RD: An den Tänzen mag ich das dass kein Tanz ist, den man nur stur zum Spiegel tanzt. Jetzt gerade bei den Paartänzen. Das man ihn miteinander tanzt und das eine eigene Sprache ist. Man lernt viele, viele Menschen kennen. Man kann in jede Stadt reisen in jedes Land und hat gleich Anhaltspunkte. Wird gleich andere Menschen und andere Kulturen kennenlernen und das ist sehr, sehr interessant.
An den 1920er Jahren oder an dieser alten Zeit gefällt mit die Mode ganz gut und ich mag mittlerweile auch die Musik sehr gerne. Als Kind mochte ich Swing überhaupt nicht, das wir mir zu durcheinander. Ich habe das erst während der Tanzausbildung, während des Charleston Lernens gelernt es zu genießen. Ich fand den Tanz so schön, so dass ich mich auch an die Musik gewöhnt habe.
MM: Ach so, so herum. Das ist lustig, erst der Tanz, dann die Musik.
RD: (lacht) Ja, genau. Ansonsten bin ich keine die die ganze Zeit in der Vintage Mode rumläuft. Ich nehme das als Anreiz mich auch mal nett zu kleiden, aber ich kombiniere sehr gerne. Ich bin da nicht ganz stur auf die Vergangenheit gerichtet, weil ich finde, dass die Tänze nicht in die Vergangenheit gerichtet werden sollten. Wie zum Beispiel beim Tanzprojekt, bei dem wir den Tanz nicht mehr als den aus den 20er oder 30er Jahre betrachten, sondern ihn mit der modernen choreografischen Arbeit verbinden, was man noch nicht gemacht hat beim Lindy Hop.

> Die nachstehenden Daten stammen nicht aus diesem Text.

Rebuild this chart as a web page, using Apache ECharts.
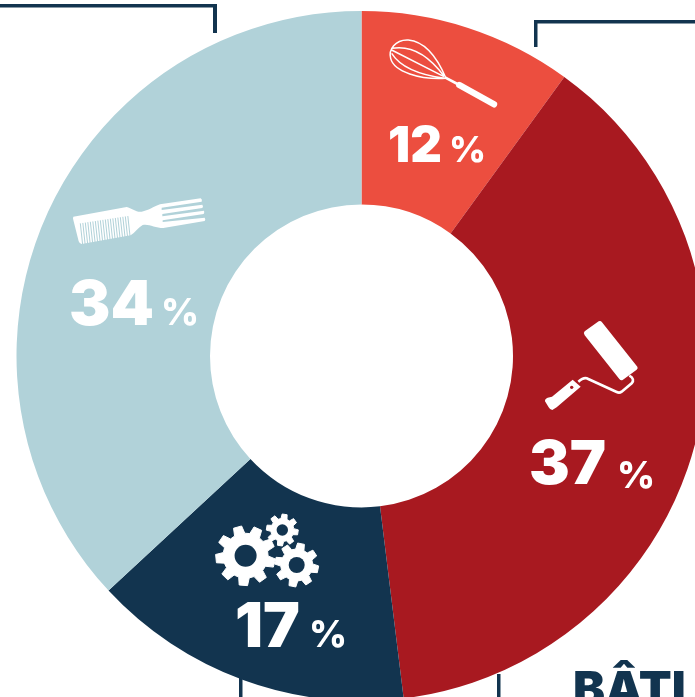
<!DOCTYPE html>
<html><head><meta charset="utf-8">
<style>html,body{margin:0;padding:0;background:#fff;overflow:hidden}#c{width:695px;height:697px}</style>
<script src="https://cdn.jsdelivr.net/npm/echarts@6/dist/echarts.min.js"></script>
</head><body><div id="c"></div>
<script>
// Share of each slice as drawn, and the printed labels
const sliceShares = [10.0, 38.05, 15.05, 36.9];
const printedPercent = ['12', '37', '17', '34'];
const sliceColors = ['#EC4E3F', '#A81920', '#12344F', '#B1D2D9'];
const headingText = 'BÂTI';

const NAVY = '#12344F', WHITE = '#fff', FONT = 'Inter, "Open Sans", sans-serif';
const Z = 10;

function label(t, left, base, size, weight, fill) {
  return {type:'text', silent:true, z:Z, style:{text:t, x:left, y:base - 0.32*size, fill:fill, font:weight+' '+size+'px '+FONT, verticalAlign:'middle'}};
}
function bar(x, y, w, h) {
  return {type:'rect', silent:true, z:1, shape:{x, y, width:w, height:h}, style:{fill:NAVY}};
}
function gear(cx, cy, ro, ri, hole, n, rot, holeFill) {
  const pts = [];
  for (let i = 0; i < n; i++) {
    const a = rot + i * 2 * Math.PI / n, s = 2 * Math.PI / n;
    [[-0.34,ri],[-0.2,ro],[0.2,ro],[0.34,ri]].forEach(p => {
      pts.push([cx + p[1] * Math.cos(a + p[0]*s), cy + p[1] * Math.sin(a + p[0]*s)]);
    });
  }
  return [
    {type:'polygon', silent:true, z:Z, shape:{points:pts}, style:{fill:WHITE, stroke:WHITE, lineWidth:1, lineJoin:'round'}},
    {type:'circle', silent:true, z:Z, z2:1, shape:{cx, cy, r:hole}, style:{fill:holeFill}}
  ];
}
let iconCount = 0;
function icon(path, pos, style, z2) {
  const name = 'iconShape' + (iconCount++);
  echarts.graphic.registerShape(name, echarts.graphic.extendPath(path, {}));
  return {type:name, silent:true, z:Z, z2:z2||0, x:pos[0], y:pos[1], scaleX:1/3, scaleY:1/3, style};
}

// Whisk (drawn in 3x crop units)
const whiskPos = [370,0];
const whisk = [
  icon('M228,235 C205,180 170,125 115,120 C75,118 55,150 62,175 C72,215 150,240 228,235 M65,145 C120,135 175,165 222,228 M65,150 L222,230 M65,160 C90,200 150,225 225,235', whiskPos, {fill:'none', stroke:WHITE, lineWidth:4.5}),
  icon('M225,232 L268,255', whiskPos, {fill:'none', stroke:WHITE, lineWidth:8}),
  icon('M268,255 L372,313', whiskPos, {fill:'none', stroke:WHITE, lineWidth:19, lineCap:'round'})
];
// Paint roller
const rollerPos = [520,310];
const roller = [
  icon('M194,64 L236,34 Q242,31 246,37 L352,170 Q355,175 350,179 L309,209 Q303,213 298,207 L194,76 Q189,69 194,64 Z', rollerPos, {fill:WHITE}),
  icon('M328,197 C340,203 342,212 335,220 L305,245 Q298,250 290,246 L200,205 Q190,202 175,215', rollerPos, {fill:'none', stroke:WHITE, lineWidth:8}),
  icon('M158,209 L182,230 L110,292 L97,300 Q89,299 86,292 L75,274 Q74,267 83,263 L96,260 Z', rollerPos, {fill:WHITE}),
  icon('M150,232 a5,5 0 1,0 10,0 a5,5 0 1,0 -10,0 Z', rollerPos, {fill:'#A81920'}, 1)
];
// Afro comb / fork
const combPos = [60,190];
const slits = [];
for (let i = 0; i < 20; i++) {
  const tx = 61 + i * 7.5, ty = 100 - i * 1.15;
  slits.push('M' + tx + ',' + ty + ' L' + (tx + 7) + ',' + (ty + 65));
}
const comb = [
  icon('M40,80 L200,51 C215,55 230,68 245,65 C265,62 280,50 300,43 L422,25 Q428,29 425,35 L305,53 L305,60 L427,44 Q431,49 427,54 L307,72 L307,79 L432,62 Q434,67 431,72 L308,91 L308,96 L434,83 Q438,88 434,93 L310,114 C285,114 265,100 248,105 C235,112 225,128 212,136 L65,162 Q58,160 56,154 L40,90 Q38,84 40,80 Z', combPos, {fill:WHITE}),
  icon(slits.join(' '), combPos, {fill:'none', stroke:'#B1D2D9', lineWidth:3}, 1)
];
// Gears
const gears = []
  .concat(gear(245.6, 555.7, 30, 22.5, 11, 9, 0.25, NAVY))
  .concat(gear(296.7, 565, 22, 16, 8, 8, 0.2, NAVY))
  .concat(gear(282.3, 530, 16, 11.5, 5.7, 8, 0.15, NAVY));

const labels = [
  [388,163,49,449,163,36],
  [529,485,61,617,489,37],
  [235,648,62,309,648,37],
  [69,326,62,161,326,37]
];
const texts = [];
labels.forEach((l, i) => {
  texts.push(label(printedPercent[i], l[0], l[1], l[2], 900, WHITE));
  texts.push(label('%', l[3], l[4], l[5], 800, WHITE));
});

const chart = echarts.init(document.getElementById('c'), null, {renderer:'canvas'});
chart.setOption({
  animation:false,
  backgroundColor:'#fff',
  series:[{
    type:'pie', silent:true, startAngle:90, clockwise:true,
    center:[361.5,356], radius:[151.5,345],
    label:{show:false}, labelLine:{show:false},
    emphasis:{disabled:true},
    data:sliceShares.map((v,i)=>({value:v, name:printedPercent[i]+' %', itemStyle:{color:sliceColors[i]}}))
  }],
  graphic:{elements:[
    bar(0,4,217,3.5), bar(213,4,4,29),
    bar(534,20,161,3.5), bar(534,20,3.5,27),
    bar(239,677,3.5,20), bar(497,674,3.5,23),
    label(headingText, 573, 707, 48, 900, NAVY)
  ].concat(whisk, roller, comb, gears, texts)}
});
</script></body></html>
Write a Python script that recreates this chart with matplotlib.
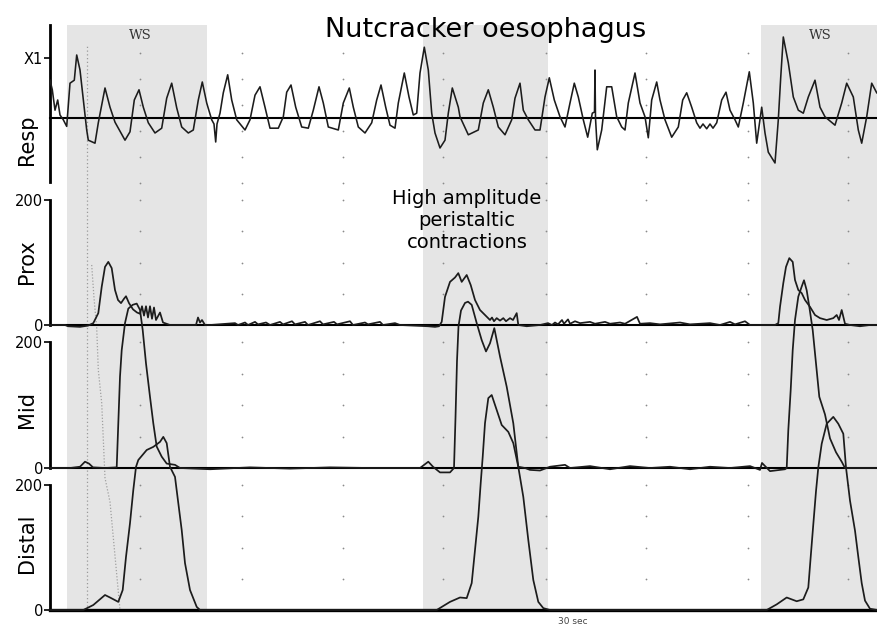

Ich finde aber man sollte das in die Zukunft tragen und sehen wie die Tanzgeschichte weitergeht. Wie sich der Modern Dance jetzt in den letzten 100 Jahren entwickelt hat, so muss sich der Lindy Hop und der Authentic Jazz weiterentwickeln, sonst vergisst man sie. So wie es jetzt auch Elektro Swing gibt. Diese Tanzrichtung wird von einigen missbilligend betrachtet, die sagen es muss so sein wie vor 100 Jahren. Das finde ich, ist aber die falsche Einstellung, weil alles ist im Wandel. Das ist wichtig, denn sonst überleben diese Sachen nicht.
MM: Meine Frage wäre jetzt von der anderen Seite aus betrachtet, was du von den Tänzen und der Zeit in der sie entstanden, in die Zukunft mitnehmen kannst?
RD: Was ich ganz interessant finde ist, wie sich die Leute damals durch den Tanz selber geholfen haben. Wie sie selber durch Krisen gegangen sind. Egal welche Personen man jetzt im Kopf hat, ob es die Afroamerikanische Bevölkerung ist, ob es dann im Endeffekt auch die Jugend in Deutschland ist, während des zweiten Weltkrieges, sie haben sich durch den Tanz und die Swing Kultur versucht zu behaupten, glücklich zu werden und frei zu werden. All diese Dinge. Aber sie haben diesen Tanz nur indirekt genutzt. Das ist kein Revolutionstanz, aber sie wurden zu Revolutionären, weil sie diesen Tanz getanzt haben. Was ich jetzt so aufbauend finde, ist dass wir jetzt die 2020er Jahre haben, wobei man jetzt nicht davon ausgehen kann, dass der Charleston 1920 erfunden wurde. Aber was man jetzt so sieht, es ist 100 Jahre her, der Tanz ist 100 Jahre alt und wir haben schon wieder eine riesen Krise. Das ist motivierend, tatsächlich zu sehen, der Tanz hat schon einmal eine Krise überstanden und die Menschen die diesen Tanz getanzt haben auch diese Krisen überstanden: die Kriege, die Wirtschaftssituation, die rassistischen Hintergründe. Das ist sehr spannend, dass uns dieser Tanz jetzt auch durch diese Krise führt. Man merkt diess an unseren Tanzgästen die hier sind, die über die ganzen Monate geblieben sind, dass es einen hält. Wie ein Knoten. Die Schule, die Leute die man hier treffen kann, die Tänze, die Bewegungen, die Musik hält die Leute wie ein Knoten. Das ist sehr, sehr schön.